A major challenge for Amazon Flex workers is the consistency of work. Since the program is primarily used to manage overflow capacity, drivers go from not getting any work for a week, to then seeing massive surges (like Prime Day) . Given the nature of the volume always moving through the Amazon system, and early deals offered to get people excited, a surge for the Flex program starts about a week before the actual promo date (if you know anyone driving for the program - ask them how last week was)

With scare hours and too many drivers looking to work, new tools have hit the market.

Completely unsupported by Amazon, drivers on Amazon Flex (and other gigwork platforms) are now using bots to immediately grab and confirm blocks of work based on their pre-determined settings.
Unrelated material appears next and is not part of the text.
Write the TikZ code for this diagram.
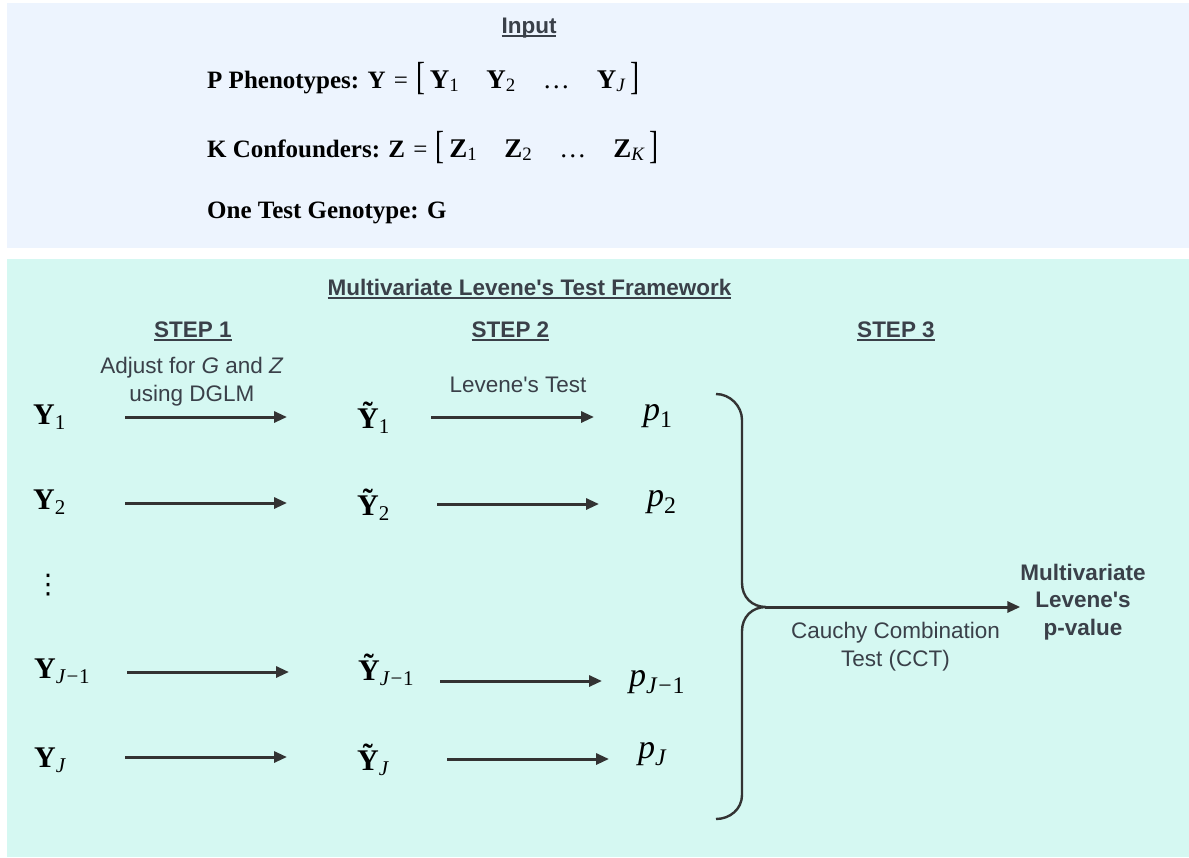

This as created a new challenged in the drivers pool.

Join the thousands of drivers getting all of the best shifts and possibly get banned (see how Amazon interacts when suspected bot use is present), or keep trying to manually capture and confirm when you are willing to work and risk losing out to armies of bots always watching the data stream.

Once a block is selected, drivers are expected to deliver 30-35 stops per hour (this gets over 40 when you get events like Prime Day).

Pause for a second and let that sit.

They are expected to average 2 minutes or less, per stop (admin, driving, delivery, POD, etc).

That’s extremely hectic.

And can only be accomplished with the type of volume Amazon (and the others from the big 4) handle on a daily basis.

So while Amazon is pulling in billions in sales from the promotion, drivers getting the product to people’s door is basically minimum wage (with penalties or exile for poor performance).

That’s it for this week. Thanks for being here.